Habif’s research team proposed a technology that would consolidate data transmission and data processing. The team demonstrated an “optical correlator”, which enables them to begin processing data even before light is converted into electrons. Doing this keeps the data signaling and processing at the speed of light.

“We are building light circuits that can perform a certain amount of processing on the data as it’s flowing through the channel,” said Habif. By initiating the step of data processing while it is still in the form of light, it increases efficiency along two vectors: the technology decreases latency, which typically clogs up networks, and it also consumes less power.

Another facet to this technology includes its ability to monitor the flow of data between different communication channels. The optical correlator looks for a particular pattern of data flowing through a channel, generating an alert if an abnormal pattern is detected. This could potentially mitigate the possibility of unwanted personal information from flowing into other communication channels.

Providing power without the power

Alan Willner, Distinguished Professor of Electrical and Computer Engineering at USC Viterbi, collaborated with Habif to devise this technology and explained its greater implications in advancing how circuits can utilize power, even when an external power supply is not directly present.

Not only does the new correlator enable greater efficiency in data processing, but the techniques implemented also eliminate the need for an external power supply to the circuits — namely, electrical power.

“Normally, if you have optical circuits or an optical processing block, you still have to apply electrical signals,” continued Habif. This discovery distinctly changes the way data signaling and processing can be conducted.

If a power outage were to occur at a given location, the technology offers the flexibility to reinstate power and to control the functionality of that given node from a remote routing node.
The power comes from a transmitting node, which is transferred as light to the remote routing node.

“You’re throwing an optical signal from 10 kilometers away and turning it into a voltage supply for the switch,” said Willner, the Steven and Kathryn Sample Chair in Engineering , explaining the mechanism of transferring power from a transmitting node. “If a switch doesn’t have any local power, we’re sending power to it,” continued Willner.
The light is then converted into power that’s used to control the switch that was initially disabled from a power surge — all at a remote distance.

In addition to finding novel ways for controlling remote nodes, another innovation to their project includes monitoring the switches to evaluate its effectiveness in powering other nodes at a distance.

“Imagine you have a train that’s going to L.A. and there’s a fork in the track,” said Willner, “with one veering off to the left to L..A and the other veering off to the right to go to Denver. Somebody’s there to switch the train tracks with a lever to control the direction of the train.”
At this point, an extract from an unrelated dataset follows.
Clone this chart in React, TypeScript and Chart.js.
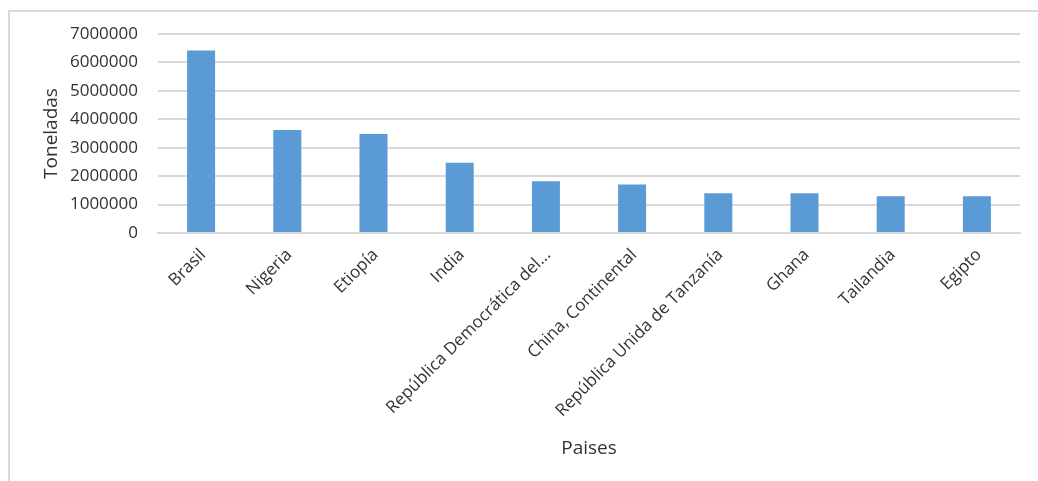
import React, { useEffect, useRef } from "react";
import { Chart, registerables } from "chart.js";

Chart.register(...registerables);

const categories = [
  "Brasil",
  "Nigeria",
  "Etiopía",
  "India",
  "República Democrática del...",
  "China, Continental",
  "República Unida de Tanzanía",
  "Ghana",
  "Tailandia",
  "Egipto",
];

const toneladas = [6420000, 3620000, 3480000, 2470000, 1820000, 1710000, 1400000, 1400000, 1290000, 1290000];

const yTicks = [0, 1000000, 2000000, 3000000, 4000000, 5000000, 6000000, 7000000];

const FONT = "'Open Sans', 'Noto Sans', sans-serif";

export default function App() {
  const ref = useRef<HTMLCanvasElement>(null);

  useEffect(() => {
    if (!ref.current) return;
    const chart = new Chart(ref.current, {
      type: "bar",
      data: {
        labels: categories,
        datasets: [
          {
            data: toneladas,
            backgroundColor: "#5B9BD5",
            barPercentage: 0.325,
            categoryPercentage: 1,
          },
        ],
      },
      options: {
        responsive: false,
        animation: false,
        maintainAspectRatio: false,
        layout: { padding: { left: 28, top: 22, right: 18, bottom: 0 } },
        plugins: {
          legend: { display: false },
          tooltip: { enabled: false },
        },
        scales: {
          x: {
            afterFit: (s: any) => {
              s.height = 248;
            },
            grid: { display: false, drawTicks: false },
            border: { display: true, color: "#d9d9d9", width: 2 },
            ticks: {
              autoSkip: false,
              maxRotation: 45,
              minRotation: 45,
              color: "#333333",
              padding: 12,
              labelOffset: 2,
              font: { family: FONT, size: 17 },
            },
            title: {
              display: true,
              text: "Paises",
              color: "#333333",
              font: { family: FONT, size: 19 },
              padding: { top: 0, bottom: 21 },
            },
          },
          y: {
            min: 0,
            max: 7000000,
            afterFit: (s: any) => {
              s.width = 120;
              s.paddingTop = 0;
              s.paddingBottom = 0;
            },
            afterBuildTicks: (s: any) => {
              s.ticks = yTicks.map((v) => ({ value: v }));
            },
            grid: { color: "#d9d9d9", lineWidth: 2, drawTicks: false },
            border: { display: false },
            ticks: {
              color: "#333333",
              padding: 20,
              font: { family: FONT, size: 17 },
              callback: (v: any) => String(v),
            },
            title: {
              display: true,
              text: "Toneladas",
              color: "#333333",
              font: { family: FONT, size: 19 },
              padding: { top: 2, bottom: 0 },
            },
          },
        },
      },
    });
    return () => chart.destroy();
  }, []);

  return (
    <div
      style={{
        position: "absolute",
        left: 8,
        top: 10,
        width: 1030,
        height: 471,
        boxSizing: "border-box",
        borderTop: "2px solid #d9d9d9",
        borderLeft: "2px solid #d9d9d9",
        background: "#ffffff",
      }}
    >
      <canvas ref={ref} width={1028} height={469} style={{ display: "block" }} />
    </div>
  );
}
But the question they’re asking is what if nobody is there to pull the lever? “We’re sending that signal and the power to do it, and we’re monitoring it to make sure it goes in the right direction, even if there’s no person there,” explained Willner. The technology ensures that the data, like the train, is going in the right direction.

Another exploration for the future is looking at the maximum power that can be transmitted without any battery or external source, and just how quickly this can be done. Habif explained that silicon photonics (circuits that use light rather than electrons) has the potential to power optical circuits faster and allow a user to implement any data processing function they would want. Professor Hossein Hashemi from the USC ECE department is leading the team in moving this technology into silicon photonics.

The all-optical correlator technology developed by the team represents just a first step in understanding the limits to data processing in the optical domain. As the team moves forward under DARPA sponsorship they plan to continue pushing the boundaries between optical communications and data processing in pursuit of a communications network architecture where engineers and users are unconstrained in a data communications environment enabling a new set of applications in fields as diverse as high-performance cluster computing and information security.